Таким образом, история искусства, традиция всегда виртуально присутствует в самых современных практиках, и даже жест отречения от нее — это жест зависимости.

Но возникает вопрос — а что это за история? Теодор Адорно в «Эстетической теории» дает очень любопытное определение, позвольте мне его процитировать: «Искусство поддается толкованию только на основе закона его развития, а не с помощью неизменяемых величин (инвариантов). <…> Искусство существует только в отношении к своему «другому», то есть является процессом». О чем здесь говорит Адорно? О том, что у искусства нет вневременного архетипа, эйдоса, вечной сущности, которая, конечно, по-разному манифестирует себя в эмпирической реальности, но в своем принципе остается неизменной. Нет, искусство изначально исторично, оно всякий раз радикально переопределяет себя в столкновении с «не-искусством». Более того. Готовясь к сегодняшнему разговору, я посмотрел любопытное видео «Школы вовлеченного искусства». Это запись занятия слушателей Школы с философом Артемием Магуном. Там обсуждается среди прочего проблема происхождения искусства из архаического магико-религиозного комплекса. Искусство возникает посредством двух процедур — рефлексии (когда ты начинаешь задумываться, в чем собственно ты участвуешь) и отклонения. В магическом ритуале отклонение — это то, чего необходимо избегать, иначе магия не сработает. Искусство же зарождается тогда, когда появляется некий люфт, возможность различия. А там, где есть различие, — возможна и история как таковая. То есть искусство не только само исторично, но оно является и некоей историзирующей машиной. С обретением автономии жест отклонения вменяется искусству в качестве обязательного — если ты хочешь попасть в музей, ты не должен делать то, что уже там висит. Если верить Гройсу, музей в нашей культуре существует только для того, чтобы не допустить воспроизводство прошлого. Но если в основе исторического развития лежит работа негативности (пусть даже никогда не достигающая своей абсолютной цели), то оглядываясь назад, мы видим лишь разрывы и бреши. Возьмем в качестве примера вчерашнюю лекцию Валерия. Возникает вопрос — что объединяет Верхнерейнского Мастера (автора «Райского садика») и Марка Ротко? Ну, можно сказать, что они оба используют краски и какие-то поверхности для их нанесения. Но вот на вопрос, что общего у «Райского садика» и акций Павленского, ответить будет совсем не просто.

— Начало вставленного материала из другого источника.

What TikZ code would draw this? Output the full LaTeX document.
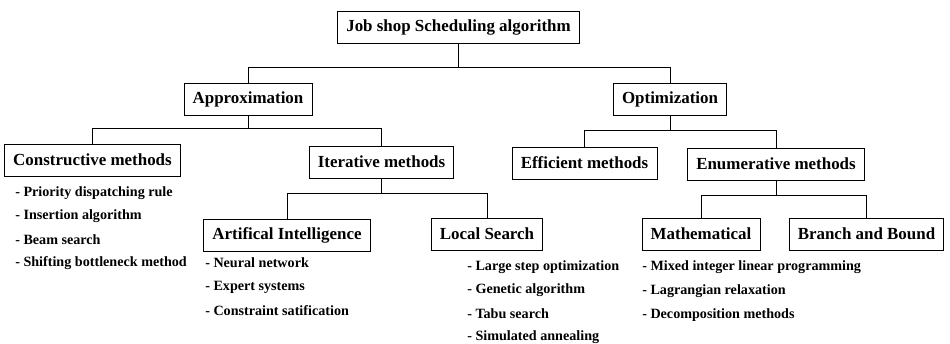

Мне кажется, что любопытное решение этой проблемы — проблемы «удерживания вместе» разнородного — предложил бельгийский теоретик современного искусства, куратор, специалист по творчеству Марселя Дюшана Тьерри де Дюв. Я имею в виду его небольшую работу «Именем искусства. К археологии современности», издателем которой на русском языке был Валерий. Там он убедительно показывает, забавно играя различными дискурсами — от антропологического до философско-эстетического, невозможность понятийного определения искусства. И далее де Дюв делает интересный ход: он говорит: давайте отнесемся к имени «искусство» как к имени собственному. Имя собственное он понимает в духе теории «жесткого десигнатора» Сола Крипке. Десигнатор — это своего рода ярлычок, который соотносится с одним и тем же референтом во всех «возможных мирах». Крипке противопоставляет свой подход теории дескрипций Готлоба Фреге и Бертрана Рассела. Фреге и Рассел считали, что имена собственные обладают смыслом или сокращенными описаниями-дескрипциями. Например, Аристотель — это «учитель Александра Македонского», «автор “Метафизики»», «основатель Ликея», «критик Платона» и так далее. Крипке же указывает, что даже если мы представим себе возможный мир, где Аристотель не учил Александра, имя «Аристотель” все равно относится к тому же самому человеку, который наставлял будущего царя в реальном мире. Для Крипке важен не смысл, но установление референции, акт именования и цепочка говорящих, которые, используя имя, «знают», о ком они говорят.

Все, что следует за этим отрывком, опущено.